Either way, you're going to need a lot of spare cash to keep up. September alone is flush with the likes of Driver: San Francisco, Bodycount, Resistance 3, Space Marine, Starfox 64 3D, Trackmania 2: Canyon, Gears of War 3, F1 2011, FIFA 12 and the ICO and Shadow of the Colossus Collection. Even if half of those are unexpectedly rubbish, we're going to be busy.

There's a well-worn drum in the back of virtually every games editorial office around the world that's beaten during the dry summer months - a drum that's designed to draw attention to the unspent money lurking in our pockets. The games industry could have plenty of that if it wanted, but instead it goes on summer films, music festivals and holidays because it's there to be spent and we're poor savers. All of which means that when Q4 is over again, someone will have lost out.

Oh well.
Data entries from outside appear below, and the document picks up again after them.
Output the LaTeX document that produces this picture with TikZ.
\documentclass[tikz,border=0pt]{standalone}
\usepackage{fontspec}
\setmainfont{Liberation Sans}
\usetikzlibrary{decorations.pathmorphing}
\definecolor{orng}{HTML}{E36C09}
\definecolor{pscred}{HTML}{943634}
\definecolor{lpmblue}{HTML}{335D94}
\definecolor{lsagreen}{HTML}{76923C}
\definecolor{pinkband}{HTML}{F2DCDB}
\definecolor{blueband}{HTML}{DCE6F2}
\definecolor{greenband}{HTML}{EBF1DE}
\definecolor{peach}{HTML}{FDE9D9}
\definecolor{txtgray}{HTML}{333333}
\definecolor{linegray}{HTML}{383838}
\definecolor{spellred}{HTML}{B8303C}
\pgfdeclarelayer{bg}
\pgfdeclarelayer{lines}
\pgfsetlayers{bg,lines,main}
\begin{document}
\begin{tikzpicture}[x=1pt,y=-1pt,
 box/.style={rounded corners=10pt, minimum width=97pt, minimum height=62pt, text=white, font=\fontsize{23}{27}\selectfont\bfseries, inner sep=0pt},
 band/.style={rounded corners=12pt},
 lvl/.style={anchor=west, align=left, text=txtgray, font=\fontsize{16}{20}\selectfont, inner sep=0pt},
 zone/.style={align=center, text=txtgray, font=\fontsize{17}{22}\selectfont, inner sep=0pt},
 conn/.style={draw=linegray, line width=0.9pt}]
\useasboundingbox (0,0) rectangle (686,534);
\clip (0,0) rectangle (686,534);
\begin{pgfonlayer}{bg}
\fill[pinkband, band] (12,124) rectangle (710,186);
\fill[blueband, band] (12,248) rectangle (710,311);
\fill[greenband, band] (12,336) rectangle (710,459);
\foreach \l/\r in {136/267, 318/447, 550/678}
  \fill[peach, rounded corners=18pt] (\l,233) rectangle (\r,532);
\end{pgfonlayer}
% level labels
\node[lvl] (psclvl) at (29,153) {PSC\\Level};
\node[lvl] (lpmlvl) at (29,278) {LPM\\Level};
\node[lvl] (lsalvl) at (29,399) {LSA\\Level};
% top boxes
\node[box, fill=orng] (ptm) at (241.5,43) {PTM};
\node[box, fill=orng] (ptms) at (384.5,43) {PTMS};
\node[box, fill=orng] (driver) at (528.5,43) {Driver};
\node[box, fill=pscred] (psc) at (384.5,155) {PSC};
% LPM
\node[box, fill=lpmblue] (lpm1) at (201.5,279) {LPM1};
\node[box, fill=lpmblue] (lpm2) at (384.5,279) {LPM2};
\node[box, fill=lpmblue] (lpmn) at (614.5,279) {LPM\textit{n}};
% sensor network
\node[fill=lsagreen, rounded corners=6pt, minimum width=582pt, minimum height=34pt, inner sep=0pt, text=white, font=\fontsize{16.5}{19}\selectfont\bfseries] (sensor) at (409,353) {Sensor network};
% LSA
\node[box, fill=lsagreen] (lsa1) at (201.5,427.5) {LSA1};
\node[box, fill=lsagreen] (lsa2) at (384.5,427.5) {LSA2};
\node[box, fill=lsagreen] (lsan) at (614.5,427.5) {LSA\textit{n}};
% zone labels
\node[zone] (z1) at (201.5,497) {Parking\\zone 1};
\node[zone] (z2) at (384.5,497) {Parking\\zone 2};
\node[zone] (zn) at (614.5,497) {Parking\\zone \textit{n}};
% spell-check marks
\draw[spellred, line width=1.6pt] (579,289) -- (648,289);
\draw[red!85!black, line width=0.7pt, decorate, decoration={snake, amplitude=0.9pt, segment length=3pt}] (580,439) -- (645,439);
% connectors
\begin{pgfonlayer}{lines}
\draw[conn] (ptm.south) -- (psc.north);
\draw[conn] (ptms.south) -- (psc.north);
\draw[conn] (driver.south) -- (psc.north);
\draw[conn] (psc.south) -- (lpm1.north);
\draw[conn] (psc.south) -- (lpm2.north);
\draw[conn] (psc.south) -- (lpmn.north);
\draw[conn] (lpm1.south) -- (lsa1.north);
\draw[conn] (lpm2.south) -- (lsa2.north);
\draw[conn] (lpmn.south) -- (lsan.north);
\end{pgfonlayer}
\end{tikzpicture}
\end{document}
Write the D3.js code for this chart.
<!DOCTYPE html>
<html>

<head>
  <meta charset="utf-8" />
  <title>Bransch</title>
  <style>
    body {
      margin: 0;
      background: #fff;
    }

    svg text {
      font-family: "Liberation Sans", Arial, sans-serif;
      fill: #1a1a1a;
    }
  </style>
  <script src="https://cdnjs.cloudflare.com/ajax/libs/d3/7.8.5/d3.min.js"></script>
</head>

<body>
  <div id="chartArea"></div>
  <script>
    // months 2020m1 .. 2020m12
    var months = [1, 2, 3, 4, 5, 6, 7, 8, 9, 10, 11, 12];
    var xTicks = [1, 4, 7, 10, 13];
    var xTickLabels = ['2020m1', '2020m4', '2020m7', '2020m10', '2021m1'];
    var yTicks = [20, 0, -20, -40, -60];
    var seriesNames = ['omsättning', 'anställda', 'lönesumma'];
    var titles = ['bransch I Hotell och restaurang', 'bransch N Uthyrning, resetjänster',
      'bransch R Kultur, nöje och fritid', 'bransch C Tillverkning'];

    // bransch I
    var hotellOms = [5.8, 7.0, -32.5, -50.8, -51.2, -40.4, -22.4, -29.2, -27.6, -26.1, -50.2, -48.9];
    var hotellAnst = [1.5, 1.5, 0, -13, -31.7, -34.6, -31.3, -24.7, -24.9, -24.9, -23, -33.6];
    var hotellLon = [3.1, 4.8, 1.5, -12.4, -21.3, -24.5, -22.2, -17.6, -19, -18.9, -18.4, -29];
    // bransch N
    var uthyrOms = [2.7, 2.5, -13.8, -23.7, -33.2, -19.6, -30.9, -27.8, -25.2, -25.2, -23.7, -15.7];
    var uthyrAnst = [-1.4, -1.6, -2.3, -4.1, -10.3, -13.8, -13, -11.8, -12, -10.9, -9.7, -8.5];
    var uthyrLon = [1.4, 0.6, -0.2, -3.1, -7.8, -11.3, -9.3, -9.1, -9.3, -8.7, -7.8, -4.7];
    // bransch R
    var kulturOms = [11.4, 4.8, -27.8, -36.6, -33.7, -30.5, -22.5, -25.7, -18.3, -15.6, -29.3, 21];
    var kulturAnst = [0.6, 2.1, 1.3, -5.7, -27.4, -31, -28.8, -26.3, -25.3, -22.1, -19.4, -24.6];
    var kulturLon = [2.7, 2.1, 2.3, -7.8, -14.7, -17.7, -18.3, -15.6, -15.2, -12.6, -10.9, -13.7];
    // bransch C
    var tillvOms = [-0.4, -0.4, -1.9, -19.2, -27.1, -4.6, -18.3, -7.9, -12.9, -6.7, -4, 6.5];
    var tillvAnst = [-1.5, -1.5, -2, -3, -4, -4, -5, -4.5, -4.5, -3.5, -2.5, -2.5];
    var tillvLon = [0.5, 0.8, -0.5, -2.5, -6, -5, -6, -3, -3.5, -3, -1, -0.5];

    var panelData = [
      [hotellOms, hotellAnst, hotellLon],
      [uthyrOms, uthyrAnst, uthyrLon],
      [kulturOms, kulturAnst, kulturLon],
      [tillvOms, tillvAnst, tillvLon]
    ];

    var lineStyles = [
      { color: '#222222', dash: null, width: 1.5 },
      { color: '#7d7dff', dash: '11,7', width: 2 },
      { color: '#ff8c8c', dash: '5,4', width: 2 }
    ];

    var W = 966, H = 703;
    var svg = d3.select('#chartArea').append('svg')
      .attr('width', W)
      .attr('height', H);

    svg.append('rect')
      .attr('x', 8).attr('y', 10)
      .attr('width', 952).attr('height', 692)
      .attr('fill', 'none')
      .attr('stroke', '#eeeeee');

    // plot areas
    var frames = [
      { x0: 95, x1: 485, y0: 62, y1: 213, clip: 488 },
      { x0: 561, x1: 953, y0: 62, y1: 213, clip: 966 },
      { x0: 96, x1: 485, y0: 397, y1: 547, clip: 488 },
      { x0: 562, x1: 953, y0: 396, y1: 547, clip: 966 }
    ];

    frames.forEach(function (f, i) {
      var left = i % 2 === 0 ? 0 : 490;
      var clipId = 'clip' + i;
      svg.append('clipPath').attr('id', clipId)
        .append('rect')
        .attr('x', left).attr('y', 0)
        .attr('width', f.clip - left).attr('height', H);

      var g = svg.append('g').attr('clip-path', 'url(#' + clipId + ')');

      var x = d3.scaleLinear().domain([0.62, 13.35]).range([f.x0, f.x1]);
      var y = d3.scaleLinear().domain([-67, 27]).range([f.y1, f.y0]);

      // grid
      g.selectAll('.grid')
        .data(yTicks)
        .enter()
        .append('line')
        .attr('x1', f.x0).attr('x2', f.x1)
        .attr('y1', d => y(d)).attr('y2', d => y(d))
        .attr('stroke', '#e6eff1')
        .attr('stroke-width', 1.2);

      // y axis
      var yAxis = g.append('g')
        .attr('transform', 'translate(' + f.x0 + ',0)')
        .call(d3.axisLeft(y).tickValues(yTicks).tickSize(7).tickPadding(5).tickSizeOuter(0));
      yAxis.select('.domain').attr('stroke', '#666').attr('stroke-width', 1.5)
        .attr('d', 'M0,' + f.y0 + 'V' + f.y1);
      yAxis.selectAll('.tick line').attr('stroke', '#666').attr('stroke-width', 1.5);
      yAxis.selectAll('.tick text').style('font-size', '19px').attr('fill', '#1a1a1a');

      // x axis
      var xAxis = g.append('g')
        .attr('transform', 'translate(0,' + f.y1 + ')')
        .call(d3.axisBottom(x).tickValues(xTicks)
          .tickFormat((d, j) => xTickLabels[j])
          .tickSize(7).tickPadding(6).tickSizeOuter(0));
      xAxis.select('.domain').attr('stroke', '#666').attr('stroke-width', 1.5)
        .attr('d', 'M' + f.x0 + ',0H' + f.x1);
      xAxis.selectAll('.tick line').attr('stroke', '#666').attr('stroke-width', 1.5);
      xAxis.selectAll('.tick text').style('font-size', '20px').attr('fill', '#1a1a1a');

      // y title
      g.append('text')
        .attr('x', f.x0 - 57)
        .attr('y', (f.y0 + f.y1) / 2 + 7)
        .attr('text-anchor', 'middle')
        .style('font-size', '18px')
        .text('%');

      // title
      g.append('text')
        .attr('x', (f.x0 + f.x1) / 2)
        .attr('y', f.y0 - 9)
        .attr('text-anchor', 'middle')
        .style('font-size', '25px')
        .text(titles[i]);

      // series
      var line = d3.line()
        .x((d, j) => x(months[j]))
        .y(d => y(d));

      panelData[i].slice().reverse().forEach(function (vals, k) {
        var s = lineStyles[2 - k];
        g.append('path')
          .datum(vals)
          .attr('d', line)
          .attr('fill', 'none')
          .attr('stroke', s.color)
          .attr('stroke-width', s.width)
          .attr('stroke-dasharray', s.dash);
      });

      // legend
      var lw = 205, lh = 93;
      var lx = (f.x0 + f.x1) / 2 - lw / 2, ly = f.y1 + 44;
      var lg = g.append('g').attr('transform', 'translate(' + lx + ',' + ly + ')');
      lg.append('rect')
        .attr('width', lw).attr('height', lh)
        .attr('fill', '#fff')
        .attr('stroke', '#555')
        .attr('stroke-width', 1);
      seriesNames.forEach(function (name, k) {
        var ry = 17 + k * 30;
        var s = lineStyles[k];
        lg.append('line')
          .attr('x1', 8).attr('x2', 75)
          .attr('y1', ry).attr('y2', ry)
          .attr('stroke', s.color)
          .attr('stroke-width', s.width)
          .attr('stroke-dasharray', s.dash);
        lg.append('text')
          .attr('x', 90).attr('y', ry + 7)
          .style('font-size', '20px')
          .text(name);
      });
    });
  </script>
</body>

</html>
To the business at hand.

There isn't much debate around our Game of the Week, as it happens, but that's not to say there's nothing else out there worth considering. For example, we usually greet the arrival at the office of envelopes from PC publisher Lace Mamba with a degree of wariness and suspicion, but Super Meat Boy Ultra Edition is a fine way to spend 15 quid - a squidgy, gloriously harsh 2D platform game that will leave you hungry for more every time you play it (or perhaps just hungry).
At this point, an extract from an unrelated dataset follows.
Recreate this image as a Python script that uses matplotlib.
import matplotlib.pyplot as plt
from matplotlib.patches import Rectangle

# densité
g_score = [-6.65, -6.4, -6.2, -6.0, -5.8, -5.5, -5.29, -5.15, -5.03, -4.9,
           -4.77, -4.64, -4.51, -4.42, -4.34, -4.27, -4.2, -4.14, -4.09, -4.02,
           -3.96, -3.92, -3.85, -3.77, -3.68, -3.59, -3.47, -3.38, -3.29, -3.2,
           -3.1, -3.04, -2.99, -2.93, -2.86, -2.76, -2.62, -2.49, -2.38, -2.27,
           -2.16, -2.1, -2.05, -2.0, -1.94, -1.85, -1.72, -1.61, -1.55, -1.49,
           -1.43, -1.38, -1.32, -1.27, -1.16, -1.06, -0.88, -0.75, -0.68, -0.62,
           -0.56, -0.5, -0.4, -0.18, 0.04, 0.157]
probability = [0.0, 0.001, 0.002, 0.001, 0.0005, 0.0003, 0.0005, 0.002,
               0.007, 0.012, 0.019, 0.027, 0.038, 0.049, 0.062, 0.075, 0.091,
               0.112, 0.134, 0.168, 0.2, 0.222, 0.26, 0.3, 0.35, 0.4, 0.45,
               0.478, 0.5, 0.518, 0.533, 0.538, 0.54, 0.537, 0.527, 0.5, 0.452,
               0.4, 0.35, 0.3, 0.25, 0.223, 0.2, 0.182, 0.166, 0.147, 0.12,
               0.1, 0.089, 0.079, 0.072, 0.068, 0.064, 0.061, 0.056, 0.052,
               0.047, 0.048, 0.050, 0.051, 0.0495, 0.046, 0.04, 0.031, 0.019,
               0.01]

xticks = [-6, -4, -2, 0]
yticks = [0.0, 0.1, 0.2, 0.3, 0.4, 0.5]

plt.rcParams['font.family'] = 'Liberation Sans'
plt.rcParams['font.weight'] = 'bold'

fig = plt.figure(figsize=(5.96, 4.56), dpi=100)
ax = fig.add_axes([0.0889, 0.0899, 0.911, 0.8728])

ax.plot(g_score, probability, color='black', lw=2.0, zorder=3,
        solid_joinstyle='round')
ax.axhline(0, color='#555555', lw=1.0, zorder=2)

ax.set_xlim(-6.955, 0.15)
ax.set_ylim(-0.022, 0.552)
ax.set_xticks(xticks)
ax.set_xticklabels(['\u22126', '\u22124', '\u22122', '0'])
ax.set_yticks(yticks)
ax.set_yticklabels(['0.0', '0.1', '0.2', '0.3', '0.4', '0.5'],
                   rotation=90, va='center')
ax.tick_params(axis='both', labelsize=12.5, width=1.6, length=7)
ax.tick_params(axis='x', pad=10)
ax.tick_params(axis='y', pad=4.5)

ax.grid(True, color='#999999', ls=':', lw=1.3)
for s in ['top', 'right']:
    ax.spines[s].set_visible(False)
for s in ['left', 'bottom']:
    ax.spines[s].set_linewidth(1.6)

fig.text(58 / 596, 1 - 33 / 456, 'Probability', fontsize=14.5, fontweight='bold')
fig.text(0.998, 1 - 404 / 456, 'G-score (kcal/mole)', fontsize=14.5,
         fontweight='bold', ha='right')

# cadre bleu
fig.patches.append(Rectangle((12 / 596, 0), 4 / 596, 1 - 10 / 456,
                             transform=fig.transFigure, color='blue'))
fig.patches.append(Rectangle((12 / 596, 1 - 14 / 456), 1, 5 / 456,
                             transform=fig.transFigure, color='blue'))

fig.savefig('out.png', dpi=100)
Then there's Tropico 4. Sadly it's not much of an update on Tropico 3, failing to bypass the cigar-clogged arteries at the heart of Haemimont Games' colourful management simulation and resolve the game's inherent issues, but it's bright, colourful and entertaining enough to keep you pecking away for many hours until the oceans surrounding your cute little banana republic start to feel more like prison walls.

A goodish week for the PC in particular, then, although thanks to our Game of the Week it's a good week for all the big platforms.

Deus Ex: Human Revolution

As I sit here typing, there's a 70-page magazine sat next to my monitor called Humanity+. It's a mixture of articles and illustrations discussing transhumanism, bionics, conspiracies, mega corporations and cyberpunk, subtitled The Roots of Deus Ex: Human Revolution.

It's perfectly pitched. Deus Ex is a series that invites players to hurl themselves upon web after web of interwoven mystery and back-story as they work to resolve its central crises. The fact that even the people making its promotional materials seem to get this is probably one key to why the game itself has turned out so well.

Deus Ex: Human Revolution video talkthrough.

Another is that while Deus Ex: Human Revolution is a game where you can chart your own path through its many levels and hub cities according to your own gaming preferences, it is not the sort of rigidly compartmentalised and fractured series of make-a-decision chokepoints that some of its generic contemporaries have become.

As I wrote when I gave it 9/10 in our Deus Ex: Human Revolution review earlier this week, "You can still save the world by crouching behind desks and hacking into people's email if you want, but the game doesn't judge you if you want to do something else for a bit. There is no wrong kind of progress, there's just success. It would be nice if more of the games that wished they were Deus Ex treated us like that."

One benefit of that welcoming approach is that you tend to write your own stories through the gameplay decisions you make. While a lot of games are about which guy you shoot first and which of two staircases you descend, Human Revolution can be a game where you're seen as a stunning one-man army or a game where you're simply never seen. Its augmentations - the upgrades that let you jump higher, punch harder or think smarter - all support multiple styles of play, and the way you complete a level will invariably differ to the way your friend did it.

All of which makes it the perfect start to the season. And hey, if by some miracle everything in September turns you off, you can always play Deus Ex again completely differently.